What do the lines from the top of the data through the line with "(0,0) rectangle (1072,531);" say? Quote them exactly and include both ends.

+---+

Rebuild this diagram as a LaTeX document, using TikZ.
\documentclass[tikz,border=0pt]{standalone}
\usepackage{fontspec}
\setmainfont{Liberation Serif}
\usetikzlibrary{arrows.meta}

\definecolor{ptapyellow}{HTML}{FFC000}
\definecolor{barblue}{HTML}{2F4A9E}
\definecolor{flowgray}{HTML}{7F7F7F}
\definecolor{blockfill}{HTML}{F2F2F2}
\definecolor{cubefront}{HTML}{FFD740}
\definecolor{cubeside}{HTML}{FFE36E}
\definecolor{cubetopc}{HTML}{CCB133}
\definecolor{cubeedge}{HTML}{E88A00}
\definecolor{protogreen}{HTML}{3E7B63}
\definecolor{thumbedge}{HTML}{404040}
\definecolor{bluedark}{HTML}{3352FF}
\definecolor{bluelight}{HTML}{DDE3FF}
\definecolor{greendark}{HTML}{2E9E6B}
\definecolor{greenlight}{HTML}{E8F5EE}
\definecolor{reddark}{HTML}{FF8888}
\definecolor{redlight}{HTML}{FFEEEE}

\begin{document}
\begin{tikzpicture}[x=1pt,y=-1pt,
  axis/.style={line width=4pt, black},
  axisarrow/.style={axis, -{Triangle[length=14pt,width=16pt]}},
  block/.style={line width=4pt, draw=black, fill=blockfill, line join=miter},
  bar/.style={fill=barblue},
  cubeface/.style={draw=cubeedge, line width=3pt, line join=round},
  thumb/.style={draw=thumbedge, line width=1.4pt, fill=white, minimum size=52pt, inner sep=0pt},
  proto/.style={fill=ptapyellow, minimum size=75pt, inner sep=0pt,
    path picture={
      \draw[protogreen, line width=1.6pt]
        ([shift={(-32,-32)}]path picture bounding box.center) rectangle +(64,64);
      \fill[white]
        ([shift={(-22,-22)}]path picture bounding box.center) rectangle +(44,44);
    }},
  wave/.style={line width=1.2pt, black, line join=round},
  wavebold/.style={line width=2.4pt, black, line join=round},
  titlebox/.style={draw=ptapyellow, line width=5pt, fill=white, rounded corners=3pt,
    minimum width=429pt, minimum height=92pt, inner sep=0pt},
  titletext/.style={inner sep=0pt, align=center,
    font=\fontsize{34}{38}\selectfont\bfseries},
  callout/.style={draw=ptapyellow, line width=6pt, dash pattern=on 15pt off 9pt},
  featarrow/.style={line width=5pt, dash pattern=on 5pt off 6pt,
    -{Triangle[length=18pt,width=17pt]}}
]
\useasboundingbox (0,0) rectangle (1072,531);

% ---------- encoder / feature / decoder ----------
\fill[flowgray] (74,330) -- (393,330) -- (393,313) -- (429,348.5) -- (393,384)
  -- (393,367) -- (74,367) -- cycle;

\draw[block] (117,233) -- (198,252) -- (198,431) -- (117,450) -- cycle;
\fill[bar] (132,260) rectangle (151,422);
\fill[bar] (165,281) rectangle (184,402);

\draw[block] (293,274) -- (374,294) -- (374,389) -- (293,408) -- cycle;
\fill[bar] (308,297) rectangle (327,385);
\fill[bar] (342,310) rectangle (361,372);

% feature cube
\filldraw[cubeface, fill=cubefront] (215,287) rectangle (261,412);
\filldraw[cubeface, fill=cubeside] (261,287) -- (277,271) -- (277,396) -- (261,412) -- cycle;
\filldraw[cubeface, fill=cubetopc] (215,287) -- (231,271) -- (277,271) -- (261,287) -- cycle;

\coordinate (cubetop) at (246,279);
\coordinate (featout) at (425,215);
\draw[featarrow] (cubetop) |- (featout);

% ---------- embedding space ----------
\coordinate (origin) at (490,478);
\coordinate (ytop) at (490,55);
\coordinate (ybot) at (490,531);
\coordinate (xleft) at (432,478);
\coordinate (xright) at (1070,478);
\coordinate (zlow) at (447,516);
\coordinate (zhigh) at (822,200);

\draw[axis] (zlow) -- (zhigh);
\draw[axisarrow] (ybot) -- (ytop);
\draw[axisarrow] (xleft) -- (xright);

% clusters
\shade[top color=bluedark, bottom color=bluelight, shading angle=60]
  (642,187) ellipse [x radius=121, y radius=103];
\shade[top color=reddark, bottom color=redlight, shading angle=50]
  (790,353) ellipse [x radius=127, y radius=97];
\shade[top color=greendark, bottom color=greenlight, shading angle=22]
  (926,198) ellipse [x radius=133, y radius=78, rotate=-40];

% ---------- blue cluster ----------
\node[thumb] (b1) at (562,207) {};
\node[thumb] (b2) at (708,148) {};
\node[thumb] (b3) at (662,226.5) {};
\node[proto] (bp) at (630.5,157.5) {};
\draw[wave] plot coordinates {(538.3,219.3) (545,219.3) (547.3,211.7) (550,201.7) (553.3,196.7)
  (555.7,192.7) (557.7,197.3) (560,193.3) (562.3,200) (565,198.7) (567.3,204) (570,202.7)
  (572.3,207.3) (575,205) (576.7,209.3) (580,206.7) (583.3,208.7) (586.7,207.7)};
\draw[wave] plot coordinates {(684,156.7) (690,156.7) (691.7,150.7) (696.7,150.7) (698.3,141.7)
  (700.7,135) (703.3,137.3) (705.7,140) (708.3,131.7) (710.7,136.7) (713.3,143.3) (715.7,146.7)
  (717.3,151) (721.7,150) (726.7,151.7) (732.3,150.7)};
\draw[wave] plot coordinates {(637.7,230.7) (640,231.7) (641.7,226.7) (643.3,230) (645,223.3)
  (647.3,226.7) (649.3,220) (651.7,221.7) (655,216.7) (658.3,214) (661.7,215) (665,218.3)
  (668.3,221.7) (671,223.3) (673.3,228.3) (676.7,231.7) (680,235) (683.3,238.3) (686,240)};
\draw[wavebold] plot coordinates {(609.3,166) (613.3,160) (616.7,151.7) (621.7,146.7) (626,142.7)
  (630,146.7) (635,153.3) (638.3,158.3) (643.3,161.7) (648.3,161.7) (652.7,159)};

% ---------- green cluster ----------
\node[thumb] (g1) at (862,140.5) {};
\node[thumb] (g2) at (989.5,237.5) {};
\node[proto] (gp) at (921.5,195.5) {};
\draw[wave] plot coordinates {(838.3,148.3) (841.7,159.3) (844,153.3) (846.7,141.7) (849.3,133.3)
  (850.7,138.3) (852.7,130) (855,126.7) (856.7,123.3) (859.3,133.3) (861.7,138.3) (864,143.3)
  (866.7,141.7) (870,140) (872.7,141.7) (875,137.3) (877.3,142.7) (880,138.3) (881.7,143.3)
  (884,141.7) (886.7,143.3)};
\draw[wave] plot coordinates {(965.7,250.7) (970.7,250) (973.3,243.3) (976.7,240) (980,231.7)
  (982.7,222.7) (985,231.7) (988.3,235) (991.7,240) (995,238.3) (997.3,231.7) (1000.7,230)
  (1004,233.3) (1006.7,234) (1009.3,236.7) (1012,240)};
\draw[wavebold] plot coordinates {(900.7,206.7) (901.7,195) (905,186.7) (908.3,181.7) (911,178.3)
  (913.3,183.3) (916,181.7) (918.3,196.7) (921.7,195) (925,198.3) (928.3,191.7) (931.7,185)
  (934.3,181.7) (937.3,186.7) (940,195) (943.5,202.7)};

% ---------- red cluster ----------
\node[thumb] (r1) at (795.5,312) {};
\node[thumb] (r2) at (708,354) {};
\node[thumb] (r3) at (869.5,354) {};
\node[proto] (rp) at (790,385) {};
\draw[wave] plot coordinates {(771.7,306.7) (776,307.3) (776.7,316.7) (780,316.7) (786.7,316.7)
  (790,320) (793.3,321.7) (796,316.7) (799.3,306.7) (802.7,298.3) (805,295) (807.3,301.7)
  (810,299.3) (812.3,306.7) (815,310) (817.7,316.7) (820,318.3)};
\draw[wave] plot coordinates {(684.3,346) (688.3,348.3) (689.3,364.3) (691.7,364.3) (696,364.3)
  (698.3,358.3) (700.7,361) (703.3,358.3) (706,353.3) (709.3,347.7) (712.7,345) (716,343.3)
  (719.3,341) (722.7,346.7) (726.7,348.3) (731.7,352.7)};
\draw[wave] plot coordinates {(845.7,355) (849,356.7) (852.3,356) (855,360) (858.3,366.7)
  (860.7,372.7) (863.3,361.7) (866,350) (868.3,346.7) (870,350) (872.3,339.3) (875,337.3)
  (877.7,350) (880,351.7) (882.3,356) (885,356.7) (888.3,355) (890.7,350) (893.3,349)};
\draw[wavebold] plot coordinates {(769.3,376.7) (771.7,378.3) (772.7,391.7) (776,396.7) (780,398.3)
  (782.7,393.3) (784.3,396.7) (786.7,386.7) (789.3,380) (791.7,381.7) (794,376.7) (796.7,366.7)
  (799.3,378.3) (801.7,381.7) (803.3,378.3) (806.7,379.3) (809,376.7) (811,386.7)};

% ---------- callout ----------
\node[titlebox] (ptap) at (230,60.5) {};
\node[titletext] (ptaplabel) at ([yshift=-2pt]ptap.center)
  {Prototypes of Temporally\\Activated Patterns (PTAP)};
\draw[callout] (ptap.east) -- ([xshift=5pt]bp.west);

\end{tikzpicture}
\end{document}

+---+

- [Exercise response]
Rebuild this diagram as a LaTeX document, using TikZ.
\documentclass[tikz,border=0pt]{standalone}
\usepackage{fontspec}
\setmainfont{Liberation Serif}
\usetikzlibrary{arrows.meta}

\definecolor{ptapyellow}{HTML}{FFC000}
\definecolor{barblue}{HTML}{2F4A9E}
\definecolor{flowgray}{HTML}{7F7F7F}
\definecolor{blockfill}{HTML}{F2F2F2}
\definecolor{cubefront}{HTML}{FFD740}
\definecolor{cubeside}{HTML}{FFE36E}
\definecolor{cubetopc}{HTML}{CCB133}
\definecolor{cubeedge}{HTML}{E88A00}
\definecolor{protogreen}{HTML}{3E7B63}
\definecolor{thumbedge}{HTML}{404040}
\definecolor{bluedark}{HTML}{3352FF}
\definecolor{bluelight}{HTML}{DDE3FF}
\definecolor{greendark}{HTML}{2E9E6B}
\definecolor{greenlight}{HTML}{E8F5EE}
\definecolor{reddark}{HTML}{FF8888}
\definecolor{redlight}{HTML}{FFEEEE}

\begin{document}
\begin{tikzpicture}[x=1pt,y=-1pt,
  axis/.style={line width=4pt, black},
  axisarrow/.style={axis, -{Triangle[length=14pt,width=16pt]}},
  block/.style={line width=4pt, draw=black, fill=blockfill, line join=miter},
  bar/.style={fill=barblue},
  cubeface/.style={draw=cubeedge, line width=3pt, line join=round},
  thumb/.style={draw=thumbedge, line width=1.4pt, fill=white, minimum size=52pt, inner sep=0pt},
  proto/.style={fill=ptapyellow, minimum size=75pt, inner sep=0pt,
    path picture={
      \draw[protogreen, line width=1.6pt]
        ([shift={(-32,-32)}]path picture bounding box.center) rectangle +(64,64);
      \fill[white]
        ([shift={(-22,-22)}]path picture bounding box.center) rectangle +(44,44);
    }},
  wave/.style={line width=1.2pt, black, line join=round},
  wavebold/.style={line width=2.4pt, black, line join=round},
  titlebox/.style={draw=ptapyellow, line width=5pt, fill=white, rounded corners=3pt,
    minimum width=429pt, minimum height=92pt, inner sep=0pt},
  titletext/.style={inner sep=0pt, align=center,
    font=\fontsize{34}{38}\selectfont\bfseries},
  callout/.style={draw=ptapyellow, line width=6pt, dash pattern=on 15pt off 9pt},
  featarrow/.style={line width=5pt, dash pattern=on 5pt off 6pt,
    -{Triangle[length=18pt,width=17pt]}}
]
\useasboundingbox (0,0) rectangle (1072,531);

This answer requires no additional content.